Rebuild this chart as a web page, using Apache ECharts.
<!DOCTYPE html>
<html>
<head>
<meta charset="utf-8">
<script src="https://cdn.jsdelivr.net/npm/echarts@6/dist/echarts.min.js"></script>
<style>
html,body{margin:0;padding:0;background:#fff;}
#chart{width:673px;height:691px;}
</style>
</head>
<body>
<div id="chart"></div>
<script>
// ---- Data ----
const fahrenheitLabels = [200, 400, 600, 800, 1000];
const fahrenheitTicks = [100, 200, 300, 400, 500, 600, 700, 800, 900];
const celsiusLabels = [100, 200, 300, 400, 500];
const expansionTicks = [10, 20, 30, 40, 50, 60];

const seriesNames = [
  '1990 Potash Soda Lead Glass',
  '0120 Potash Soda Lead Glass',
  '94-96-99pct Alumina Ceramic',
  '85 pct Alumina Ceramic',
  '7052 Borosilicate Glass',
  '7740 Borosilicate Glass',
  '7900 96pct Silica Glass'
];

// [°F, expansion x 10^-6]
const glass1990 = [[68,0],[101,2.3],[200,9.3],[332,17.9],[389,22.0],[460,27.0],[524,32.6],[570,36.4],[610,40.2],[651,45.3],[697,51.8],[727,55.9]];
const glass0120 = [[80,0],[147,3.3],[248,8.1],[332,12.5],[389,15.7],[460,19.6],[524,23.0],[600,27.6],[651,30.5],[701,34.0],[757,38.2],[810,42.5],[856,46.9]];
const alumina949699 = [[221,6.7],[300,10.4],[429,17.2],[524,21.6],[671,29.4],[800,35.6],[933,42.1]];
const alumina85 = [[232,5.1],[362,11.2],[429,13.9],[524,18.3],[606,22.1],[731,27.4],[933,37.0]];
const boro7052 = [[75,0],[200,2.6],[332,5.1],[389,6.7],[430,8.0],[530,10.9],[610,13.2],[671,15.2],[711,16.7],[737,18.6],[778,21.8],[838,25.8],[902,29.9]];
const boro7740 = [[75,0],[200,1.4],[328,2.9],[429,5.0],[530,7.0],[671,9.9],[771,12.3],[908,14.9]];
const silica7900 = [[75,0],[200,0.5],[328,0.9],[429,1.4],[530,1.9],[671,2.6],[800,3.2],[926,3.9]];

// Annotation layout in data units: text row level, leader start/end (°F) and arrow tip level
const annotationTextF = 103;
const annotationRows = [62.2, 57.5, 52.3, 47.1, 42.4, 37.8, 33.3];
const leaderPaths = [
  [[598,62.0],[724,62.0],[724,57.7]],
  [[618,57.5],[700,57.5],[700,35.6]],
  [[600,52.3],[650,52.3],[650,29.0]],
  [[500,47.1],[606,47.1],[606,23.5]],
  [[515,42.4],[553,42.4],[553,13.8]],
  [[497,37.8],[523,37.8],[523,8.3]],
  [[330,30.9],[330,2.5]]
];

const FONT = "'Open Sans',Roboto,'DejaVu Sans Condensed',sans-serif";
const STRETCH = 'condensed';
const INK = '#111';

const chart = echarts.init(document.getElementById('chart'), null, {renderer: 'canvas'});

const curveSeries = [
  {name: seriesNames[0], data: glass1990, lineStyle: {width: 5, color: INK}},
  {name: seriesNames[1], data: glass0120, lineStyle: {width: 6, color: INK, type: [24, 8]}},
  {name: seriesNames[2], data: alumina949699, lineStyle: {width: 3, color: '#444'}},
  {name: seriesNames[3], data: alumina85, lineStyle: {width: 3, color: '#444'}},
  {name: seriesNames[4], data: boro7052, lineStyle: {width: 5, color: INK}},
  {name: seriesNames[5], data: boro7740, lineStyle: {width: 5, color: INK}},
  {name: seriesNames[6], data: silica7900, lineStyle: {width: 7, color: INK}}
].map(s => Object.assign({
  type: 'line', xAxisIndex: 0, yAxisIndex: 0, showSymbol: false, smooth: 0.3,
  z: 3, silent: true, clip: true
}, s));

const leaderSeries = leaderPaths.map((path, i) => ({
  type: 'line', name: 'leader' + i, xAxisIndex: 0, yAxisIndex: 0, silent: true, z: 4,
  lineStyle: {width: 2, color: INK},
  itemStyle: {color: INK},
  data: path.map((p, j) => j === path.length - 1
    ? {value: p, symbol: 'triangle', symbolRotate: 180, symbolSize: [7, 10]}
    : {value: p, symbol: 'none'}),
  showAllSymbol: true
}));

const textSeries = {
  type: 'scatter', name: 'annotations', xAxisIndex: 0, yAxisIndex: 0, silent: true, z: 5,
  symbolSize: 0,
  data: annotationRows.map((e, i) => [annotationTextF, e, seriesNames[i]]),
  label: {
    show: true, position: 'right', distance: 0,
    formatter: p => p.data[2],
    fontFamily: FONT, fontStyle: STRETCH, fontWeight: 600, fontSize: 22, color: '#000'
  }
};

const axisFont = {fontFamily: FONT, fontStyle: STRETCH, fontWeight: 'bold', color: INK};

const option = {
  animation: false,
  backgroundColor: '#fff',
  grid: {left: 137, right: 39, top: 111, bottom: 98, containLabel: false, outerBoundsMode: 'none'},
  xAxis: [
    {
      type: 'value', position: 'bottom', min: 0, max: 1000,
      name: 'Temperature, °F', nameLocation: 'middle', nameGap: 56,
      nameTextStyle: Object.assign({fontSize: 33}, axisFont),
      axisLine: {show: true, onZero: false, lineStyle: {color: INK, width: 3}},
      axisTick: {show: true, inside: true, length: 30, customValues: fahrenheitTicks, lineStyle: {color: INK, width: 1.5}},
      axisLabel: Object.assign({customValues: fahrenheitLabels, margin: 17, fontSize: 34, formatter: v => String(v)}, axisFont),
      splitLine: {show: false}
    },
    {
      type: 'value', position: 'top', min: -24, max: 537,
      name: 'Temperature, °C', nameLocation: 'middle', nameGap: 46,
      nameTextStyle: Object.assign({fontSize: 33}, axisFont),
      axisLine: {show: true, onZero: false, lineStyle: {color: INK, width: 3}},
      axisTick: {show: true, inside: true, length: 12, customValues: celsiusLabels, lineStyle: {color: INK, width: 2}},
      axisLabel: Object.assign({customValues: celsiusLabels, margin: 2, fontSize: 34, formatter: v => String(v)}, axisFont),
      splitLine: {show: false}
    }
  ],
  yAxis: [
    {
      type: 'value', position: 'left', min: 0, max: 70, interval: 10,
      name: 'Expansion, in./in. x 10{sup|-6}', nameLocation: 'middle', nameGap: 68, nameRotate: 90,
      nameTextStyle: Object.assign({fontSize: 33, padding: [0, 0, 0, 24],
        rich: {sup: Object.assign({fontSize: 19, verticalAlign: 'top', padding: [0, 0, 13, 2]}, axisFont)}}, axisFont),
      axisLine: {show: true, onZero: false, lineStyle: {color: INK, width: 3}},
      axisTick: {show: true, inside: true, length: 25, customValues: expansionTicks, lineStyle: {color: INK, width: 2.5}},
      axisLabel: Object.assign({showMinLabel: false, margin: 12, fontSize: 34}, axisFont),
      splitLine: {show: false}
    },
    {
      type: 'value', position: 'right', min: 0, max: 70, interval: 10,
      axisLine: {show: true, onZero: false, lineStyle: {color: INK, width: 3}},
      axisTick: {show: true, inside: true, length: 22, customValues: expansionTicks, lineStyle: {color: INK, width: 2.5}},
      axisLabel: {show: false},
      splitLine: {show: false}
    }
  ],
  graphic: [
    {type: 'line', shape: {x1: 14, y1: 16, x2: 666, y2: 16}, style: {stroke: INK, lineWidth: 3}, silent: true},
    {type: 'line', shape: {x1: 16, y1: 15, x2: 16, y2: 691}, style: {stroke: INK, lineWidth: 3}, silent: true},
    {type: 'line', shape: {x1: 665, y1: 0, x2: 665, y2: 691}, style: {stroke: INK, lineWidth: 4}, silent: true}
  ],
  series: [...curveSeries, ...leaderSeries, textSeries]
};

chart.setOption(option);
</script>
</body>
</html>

● ● ● ● ● ● ●

§ GOAL OF THE EXERCISE
Reproduce verbatim only this range: the first line of the material through the line that contains "const expansionTicks = [10, 20, 30, 40, 50, 60];", inclusive.

§ OUTPUT BELOW
Rebuild this chart as a web page, using Apache ECharts.
<!DOCTYPE html>
<html>
<head>
<meta charset="utf-8">
<script src="https://cdn.jsdelivr.net/npm/echarts@6/dist/echarts.min.js"></script>
<style>
html,body{margin:0;padding:0;background:#fff;}
#chart{width:673px;height:691px;}
</style>
</head>
<body>
<div id="chart"></div>
<script>
// ---- Data ----
const fahrenheitLabels = [200, 400, 600, 800, 1000];
const fahrenheitTicks = [100, 200, 300, 400, 500, 600, 700, 800, 900];
const celsiusLabels = [100, 200, 300, 400, 500];
const expansionTicks = [10, 20, 30, 40, 50, 60];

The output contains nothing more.